Dor e sofrimento: origem cultural


PorAnônimo- Postado em 29 maio 2010

Parece ser consenso que a realidade não existe e sim o “multiverso” - tantos universos quantas pessoas. Cada pessoa tem em seu universo sua própria dor e sofrimento. Eis então a pergunta que se lança “O que acontece que ao longo da vida humana há tanta dor e sofrimento? ". Uma possível resposta é que cada pessoa mostra uma dimensão de seu presente, dissociada do passado, gerando uma “matriz-relacional” onde estão inseridos sua dor e sofrimento, de modo consciente ou inconsciente, arraigado nas dimensões de sua vida.

O caminho de saída é o ato reflexivo-relacional-operacional. Neste ato a pessoa torna-se aberta a escutar, a escutar-se, percebe sua dor existencial, e aceita o convite reflexivo de quem a escuta, em busca de um caminho que a liberte. “Toda dor e todo sofrimento pelos quais se pede ajuda são de origem cultural na cultura patriarcal-matriarcal que vive a maior parte da humanidade atualmente” (MATURA e DAVILA, 2009).

A trama das relações do viver biológico é denominada matriz biológico-cultural da existência humana. Consiste no conjunto das relações desde quando surgem, passando pela realização e conservação do humano. Inclui os mundos em que cada um vive com as distintas dimensões do viver cultural.

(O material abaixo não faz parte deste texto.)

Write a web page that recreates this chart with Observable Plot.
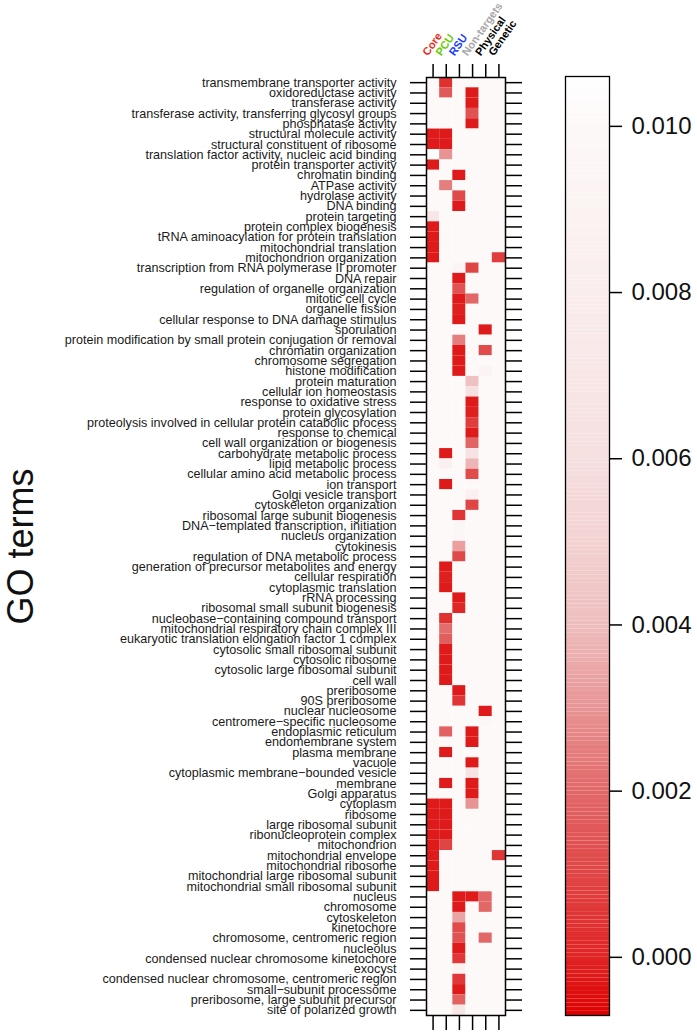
<!DOCTYPE html>
<html><head><meta charset="utf-8">
<script src="https://cdn.jsdelivr.net/npm/d3@7"></script>
<script src="https://cdn.jsdelivr.net/npm/@observablehq/plot@0.6"></script>
<style>
body{margin:0;background:#fff;}
#wrap{display:flex;width:697px;height:1032px;}
</style></head><body><div id="wrap"></div>
<script>
const groups = ["Core","PCU","RSU","Non-targets","Physical","Genetic"];
const groupColors = ["#ee2c1a","#66cc00","#1a3cff","#a8a8a8","#000000","#000000"];
const terms = [
"transmembrane transporter activity","oxidoreductase activity","transferase activity",
"transferase activity, transferring glycosyl groups","phosphatase activity","structural molecule activity",
"structural constituent of ribosome","translation factor activity, nucleic acid binding","protein transporter activity",
"chromatin binding","ATPase activity","hydrolase activity","DNA binding","protein targeting",
"protein complex biogenesis","tRNA aminoacylation for protein translation","mitochondrial translation",
"mitochondrion organization","transcription from RNA polymerase II promoter","DNA repair",
"regulation of organelle organization","mitotic cell cycle","organelle fission",
"cellular response to DNA damage stimulus","sporulation",
"protein modification by small protein conjugation or removal","chromatin organization",
"chromosome segregation","histone modification","protein maturation","cellular ion homeostasis",
"response to oxidative stress","protein glycosylation",
"proteolysis involved in cellular protein catabolic process","response to chemical",
"cell wall organization or biogenesis","carbohydrate metabolic process","lipid metabolic process",
"cellular amino acid metabolic process","ion transport","Golgi vesicle transport",
"cytoskeleton organization","ribosomal large subunit biogenesis",
"DNA\u2212templated transcription, initiation","nucleus organization","cytokinesis",
"regulation of DNA metabolic process","generation of precursor metabolites and energy",
"cellular respiration","cytoplasmic translation","rRNA processing",
"ribosomal small subunit biogenesis","nucleobase\u2212containing compound transport",
"mitochondrial respiratory chain complex III","eukaryotic translation elongation factor 1 complex",
"cytosolic small ribosomal subunit","cytosolic ribosome","cytosolic large ribosomal subunit",
"cell wall","preribosome","90S preribosome","nuclear nucleosome",
"centromere\u2212specific nucleosome","endoplasmic reticulum","endomembrane system",
"plasma membrane","vacuole","cytoplasmic membrane\u2212bounded vesicle","membrane",
"Golgi apparatus","cytoplasm","ribosome","large ribosomal subunit","ribonucleoprotein complex",
"mitochondrion","mitochondrial envelope","mitochondrial ribosome",
"mitochondrial large ribosomal subunit","mitochondrial small ribosomal subunit","nucleus",
"chromosome","cytoskeleton","kinetochore","chromosome, centromeric region","nucleolus",
"condensed nuclear chromosome kinetochore","exocyst",
"condensed nuclear chromosome, centromeric region","small\u2212subunit processome",
"preribosome, large subunit precursor","site of polarized growth"];

// value of every cell not listed below
const background = 0.0101;
// [term number (1-based), group, value]
const hits = [
[1,"PCU",0.0004],
[2,"PCU",0.0016],[2,"Non-targets",-0.0002],
[3,"Non-targets",-0.0002],
[4,"Non-targets",0.0014],
[5,"Non-targets",-0.0002],
[6,"Core",-0.0002],[6,"PCU",-0.0002],
[7,"Core",-0.0002],[7,"PCU",-0.0002],
[8,"Core",0.0106],[8,"PCU",0.003],
[9,"Core",-0.0002],
[10,"RSU",-0.0002],
[11,"PCU",0.0025],
[12,"RSU",0.0011],
[13,"RSU",-0.0002],
[14,"Core",0.0068],
[15,"Core",-0.0002],
[16,"Core",-0.0002],
[17,"Core",-0.0002],
[18,"Core",-0.0002],[18,"Genetic",0.0008],
[19,"RSU",0.0095],[19,"Non-targets",0.001],
[20,"RSU",-0.0002],
[21,"RSU",0.0014],
[22,"RSU",-0.0002],[22,"Non-targets",0.002],
[23,"RSU",-0.0001],
[24,"RSU",-0.0002],
[25,"Physical",-0.0002],
[26,"RSU",0.0025],
[27,"RSU",-0.0002],[27,"Physical",0.0012],
[28,"RSU",-0.0002],
[29,"RSU",-0.0002],[29,"Physical",0.0092],
[30,"Non-targets",0.0042],
[31,"Non-targets",0.0062],
[32,"Non-targets",-0.0002],
[33,"Non-targets",-0.0001],
[34,"Non-targets",0.0008],
[35,"Non-targets",-0.0002],
[36,"Non-targets",0.0019],
[37,"PCU",-0.0002],[37,"Non-targets",0.0066],
[38,"PCU",0.0085],[38,"Non-targets",0.0038],
[39,"Non-targets",0.0012],
[40,"PCU",-0.0002],
[41,"Non-targets",0.0085],
[42,"Non-targets",0.001],
[43,"RSU",0.0005],
[44,"RSU",0.0097],
[45,"RSU",0.0097],
[46,"RSU",0.0033],
[47,"RSU",0.0011],
[48,"PCU",-0.0002],
[49,"PCU",-0.0001],
[50,"PCU",-0.0002],
[51,"RSU",-0.0002],
[52,"RSU",0.0001],
[53,"PCU",0.0004],
[54,"PCU",0.0021],
[55,"PCU",0.0017],
[56,"PCU",-0.0002],
[57,"PCU",-0.0002],
[58,"PCU",-0.0002],
[59,"PCU",-0.0002],
[60,"RSU",-0.0002],
[61,"RSU",0.0005],
[62,"Physical",-0.0002],
[63,"Physical",0.0097],
[64,"PCU",0.0018],[64,"Non-targets",-0.0002],
[65,"Non-targets",-0.0002],
[66,"PCU",-0.0002],
[67,"Non-targets",-0.0002],
[68,"Non-targets",0.0065],
[69,"PCU",-0.0002],[69,"Non-targets",-0.0002],
[70,"Non-targets",-0.0002],
[71,"Core",-0.0002],[71,"PCU",-0.0002],[71,"Non-targets",0.003],
[72,"Core",-0.0002],[72,"PCU",-0.0002],
[73,"Core",-0.0002],[73,"PCU",-0.0002],
[74,"Core",-0.0002],[74,"PCU",-0.0002],
[75,"Core",-0.0002],[75,"PCU",0.001],
[76,"Core",-0.0002],[76,"Genetic",0.0005],
[77,"Core",-0.0002],
[78,"Core",-0.0002],
[79,"Core",-0.0002],
[80,"RSU",-0.0002],[80,"Non-targets",-0.0002],[80,"Physical",0.002],
[81,"RSU",-0.0002],[81,"Physical",0.002],
[82,"RSU",0.0034],
[83,"RSU",0.0012],
[84,"RSU",0.0014],[84,"Physical",0.002],
[85,"RSU",-0.0002],
[86,"RSU",0.0006],
[87,"RSU",0.0088],
[88,"RSU",0.0006],
[89,"RSU",-0.0002],
[90,"RSU",0.0018],
[91,"RSU",0.0072]
];

const colorStops = [-0.0007, 0, 0.001, 0.002, 0.003, 0.004, 0.005, 0.006, 0.008, 0.010, 0.0106];
const colorRange = ["#dd0000","#e02424","#e04545","#e26868","#e89494","#eebdbd","#f3d2d2","#f6dfdf","#faeded","#fdf8f8","#ffffff"];
const colorbarTicks = [0, 0.002, 0.004, 0.006, 0.008, 0.010];

const grid = [];
const idx = new Map();
terms.forEach(t => groups.forEach(g => { const d = {term: t, group: g, v: background}; grid.push(d); idx.set(t + "|" + g, d); }));
hits.forEach(([r, g, v]) => { idx.get(terms[r - 1] + "|" + g).v = v; });

const font = "'Liberation Sans', Arial, Helvetica, sans-serif";
const colorOpts = {type: "linear", domain: colorStops, range: colorRange, clamp: true};

const heat = Plot.plot({
  width: 530, height: 1032,
  marginLeft: 426, marginRight: 25, marginTop: 77, marginBottom: 17,
  style: {fontFamily: font, background: "white", overflow: "visible"},
  x: {domain: groups, padding: 0, round: false},
  y: {domain: terms, padding: 0, round: false},
  color: colorOpts,
  marks: [
    Plot.cell(grid, {x: "group", y: "term", fill: "v", inset: 0}),
    Plot.frame({stroke: "black", strokeWidth: 1.5}),
    Plot.axisY({anchor: "left", tickSize: 16, tickPadding: 14, fontSize: 12.6, strokeWidth: 1.5, label: null, fill: "#1a1a1a"}),
    Plot.axisY({anchor: "right", tickSize: 16, tickFormat: () => "", strokeWidth: 1.5, label: null}),
    Plot.axisX({anchor: "top", tickSize: 14, tickFormat: () => "", strokeWidth: 1.5, label: null}),
    Plot.axisX({anchor: "bottom", tickSize: 15, tickFormat: () => "", strokeWidth: 1.5, label: null}),
    ...groups.map((g, i) => Plot.text([g], {x: d => d, frameAnchor: "top", dy: -21, dx: -5, rotate: -55,
      textAnchor: "start", lineAnchor: "bottom", fill: groupColors[i], fontWeight: "bold", fontSize: 11})),
    Plot.text(["GO terms"], {frameAnchor: "left", dx: -405, rotate: -90, fontSize: 36, textAnchor: "middle", fill: "#111"})
  ]
});

const cbMin = colorStops[0], cbMax = colorStops[colorStops.length - 1];
const step = 0.00005;
const bands = d3.range(cbMin, cbMax, step).map(v => ({y1: v, y2: Math.min(v + step, cbMax), v: v + step / 2}));

const bar = Plot.plot({
  width: 167, height: 1032,
  marginLeft: 35, marginRight: 88, marginTop: 76, marginBottom: 17,
  style: {fontFamily: font, background: "white", overflow: "visible"},
  y: {domain: [cbMin, cbMax]},
  color: colorOpts,
  marks: [
    Plot.rect(bands, {y1: "y1", y2: "y2", fill: "v"}),
    Plot.frame({stroke: "black", strokeWidth: 1.3}),
    Plot.axisY({anchor: "right", ticks: colorbarTicks, tickFormat: d3.format(".3f"), tickSize: 12, tickPadding: 10,
      fontSize: 24, strokeWidth: 1.5, label: null, fill: "#111"})
  ]
});

document.getElementById("wrap").append(heat, bar);
</script></body></html>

No viver cotidiano ocidental, o dualismo é a base do pensar analítico. Sugere a dúvida: “Qual será o caminho correto ? Será bom ou mau?”. Para responder é preciso saber olhar, observar, distinguir, sem perder a visão da totalidade, nem o sentido da unidade do humano. Sendo o humano o viver gerador de tudo, pode-se dizer que o cultural é biológico na medida em que ocorre a realização do viver e conviver. Por outro lado, o biológico é cultural quando acontece o conviver que guia o viver. Assim, é preciso visualizar os componentes, suas relações e a totalidade, integrando os três olhares que constituem o “saber olhar”. Este saber fundamenta em cada um a unicidade da existência como gerador dos mundos que pode aprisionar ao sofrimento ou exaltar o bem-estar.

Deste modo, o viver está associado a cultura e não existe amar na cultura patriarcal-matriarcal. Neste tipo de cultura o amor é tratado com adjetivos e outras noções, conceitos e emoções, tal como, amor solidário, compassivo, generoso, bondoso, verdadeiro,dentre outros. O viver da cultura do amar preconiza o Homo sapiens-amans amans que conserva o viver biológico com legitimidade – “o modo de conviver que nos dá origem”. Assim, amplia o olhar do amar, um olhar amoroso que surge nas relações humanas, na convivência permitindo a escolha livre da permanência ou não no ambiente cultural.

MATURANA ROMESÍN, H; DAVILA YANEZ, X., Matriz biológico-cultural da existência humana e conversar liberador. In: Habitar humano em seis ensaios de biologia-cultural, São Paulo, Palas-Athena, 2009, p. 209-218.